Exercise is not “playing sports”-- which is something I did joyfully for many years.

Exercise is ruefully boring.

I was going to have to make this lemon into some kind of lemonade or better yet Tom Collins.

Which is what I did—by officially becoming a nosy neighbor. I walk the neighborhood not to get exercise but to get ideas—to scope out renovations and lack thereof. I study plantings and light fixtures and color palates. I note architectural details and imagine how the amassed information applies or does not apply to my own house.

Exercise is the by-product of my research.

I perceive walking as data gathering in motion.

And yesterday morning my neighbor Andy yelled to me from the other side of the street Karen-- you are not walking fast enough!
  
Clearly he believed that I was engaged in an unenterprising workout.

But he was wrong.

I was working out my brain and not-so-much my heart.

I was working out my fall plantings in my imagination.

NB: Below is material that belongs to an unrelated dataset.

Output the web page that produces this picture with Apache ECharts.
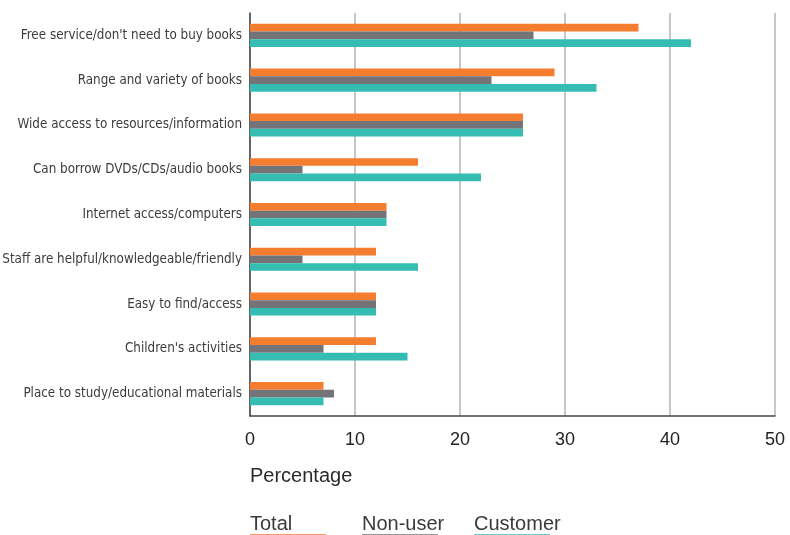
<!DOCTYPE html>
<html>
<head>
<meta charset="utf-8">
<script src="https://cdn.jsdelivr.net/npm/echarts@6/dist/echarts.min.js"></script>
<style>html,body{margin:0;padding:0;background:#fff}#c{width:790px;height:535px}</style>
</head>
<body>
<div id="c"></div>
<script>
var categories = [
  "Free service/don't need to buy books",
  "Range and variety of books",
  "Wide access to resources/information",
  "Can borrow DVDs/CDs/audio books",
  "Internet access/computers",
  "Staff are helpful/knowledgeable/friendly",
  "Easy to find/access",
  "Children's activities",
  "Place to study/educational materials"
];
var totalValues    = [37, 29, 26, 16, 13, 12, 12, 12, 7];
var nonUserValues  = [27, 23, 26, 5, 13, 5, 12, 7, 8];
var customerValues = [42, 33, 26, 22, 13, 16, 12, 15, 7];
var seriesNames = ["Total", "Non-user", "Customer"];
var tickMin = 0, tickMax = 50, tickStep = 10;
var axisTitle = "Percentage";

var colors = ["#F47D30", "#737378", "#35BDB3"];
var seriesData = [totalValues, nonUserValues, customerValues];
var legendLefts = [245, 357, 469];

var chart = echarts.init(document.getElementById('c'), null, {renderer: 'canvas'});

var legends = seriesNames.map(function (n, i) {
  var rich = {
    t: {fontSize: 20, color: '#3a3a3a', fontFamily: 'Liberation Sans', lineHeight: 20},
    u: {width: 76, height: 1.5, fontSize: 1, lineHeight: 2, backgroundColor: colors[i]}
  };
  return {
    data: [n],
    left: legendLefts[i],
    top: 514,
    padding: 0,
    orient: 'horizontal',
    itemWidth: 0,
    itemHeight: 0,
    itemGap: 0,
    selectedMode: false,
    icon: 'rect',
    formatter: function (name) { return '{t|' + name + '}\n{u| }'; },
    textStyle: {rich: rich}
  };
});

chart.setOption({
  animation: false,
  color: colors,
  title: {
    text: axisTitle,
    left: 250,
    top: 466,
    padding: 0,
    textStyle: {fontSize: 20, fontWeight: 'normal', color: '#2a2a2a', fontFamily: 'Liberation Sans'}
  },
  legend: legends,
  grid: {left: 250, right: 15, top: 13, bottom: 119, containLabel: false, outerBoundsMode: 'none'},
  xAxis: {
    type: 'value',
    min: tickMin,
    max: tickMax,
    interval: tickStep,
    axisLine: {show: true, lineStyle: {color: '#444', width: 1.5}},
    axisTick: {show: false},
    splitLine: {show: true, lineStyle: {color: '#b4b4b4', width: 1.5}},
    axisLabel: {fontSize: 18, color: '#222', fontFamily: 'Liberation Sans', margin: 15}
  },
  yAxis: {
    type: 'category',
    inverse: true,
    data: categories,
    axisLine: {show: true, lineStyle: {color: '#444', width: 1.5}},
    axisTick: {show: false},
    axisLabel: {fontSize: 13.3, color: '#3c3c3c', fontFamily: 'DejaVu Sans Condensed', margin: 8}
  },
  series: seriesNames.map(function (n, i) {
    return {
      name: n,
      type: 'bar',
      data: seriesData[i],
      barWidth: 7.7,
      barGap: '0%',
      itemStyle: {color: colors[i]}
    };
  })
});
</script>
</body>
</html>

And so I yelled back That’s not why I walk—I only care how long I am out here and laughingly muttered to myself And by the way your masons did an amazing job laying that blue stone on your front walkway---it looks so much better and nicer than the slate you had before.

Tuesday, September 9, 2014

Aloha Ciao Shalom


What ciao, aloha, and shalom all have in common is that each word means both hello and good bye.

I never quite understood how that could be…


I can tell you for sure that Samantha and Briana were positively aghast, mortified, and incredulous.

I had not intended to do it.

It was not premeditated.

I did not wake up that morning and think Hmm today I am going to cross that line.

Words cannot adequately describe what had actually come over me. All I can say is an overwhelming wave of joy, love and respect befell me—and then opportunity knocked.

Because as Joan Rivers left the stage and walked towards me, I stepped out of the aisle, opened my arms, and full-on embraced her.

I needed to say hello.

I needed physical contact.

Joan graciously and tentatively hugged me in return.

Afterwards and until recently I regretted being a little bit creepy.

I regretted being that person.

But my perspective has changed.

Joan is gone—taken with no warning.

I am so very happy to have had the privilege of watching her perform and then (inappropriately) shedding proper decorum with an embrace.

What I did not know then and what I know now is my hello was a good bye.

Both words can be one in the same.

All beginnings are endings; all endings are beginnings.

And so aloha, ciao, and shalom Joan Rivers.

When I think of you I will always laugh—and remain thankful that no restraining order ever was issued.   

Tuesday, September 2, 2014

Another Year


Slaves of the Roman Empire constructed the coliseum in Rome.
   
It was not exactly a union job.

The owned workforce had no 15 minute coffee breaks or a scheduled lunch.

The slaves most certainly worked on weekends and did not have a 40 work week.

They and their lives were considered worthless.

And yet what struck me as I stood in the great Roman edifice was the utter grandeur and size of the building—and how it still remained. I pondered how many generations of people stood in my very place and saw what I was seeing.

I doubted that an enslaved worker who chiseled and carried stone ever could have imagined that their labor and sacrifice might be appreciated a thousand years later by a tourist like me.

It was and is fascinating to think that those who did not matter created something that did.

A thing of worth was built by the worthless.

It proves every life has significance.

And that is what I try to remember as my birthday comes and goes and I am left with universal existential questions like: Why am I here? And does my life have meaning?

I realize that they are questions that might never be answered in my lifetime.

Clarity from afar cannot be reached when you dwell within a capsule.

And so I can only trust that somehow in some way or ways known or unbeknownst to me, the world is better because of or in spite of me.

 Everything we do---including the mundane, has worth and meaning—even if it takes a thousand years for that worth and meaning to be determined.
     
And so I’ll keep doing what I am doing and think about it all again next August 30th—when I am another year older and another year wiser.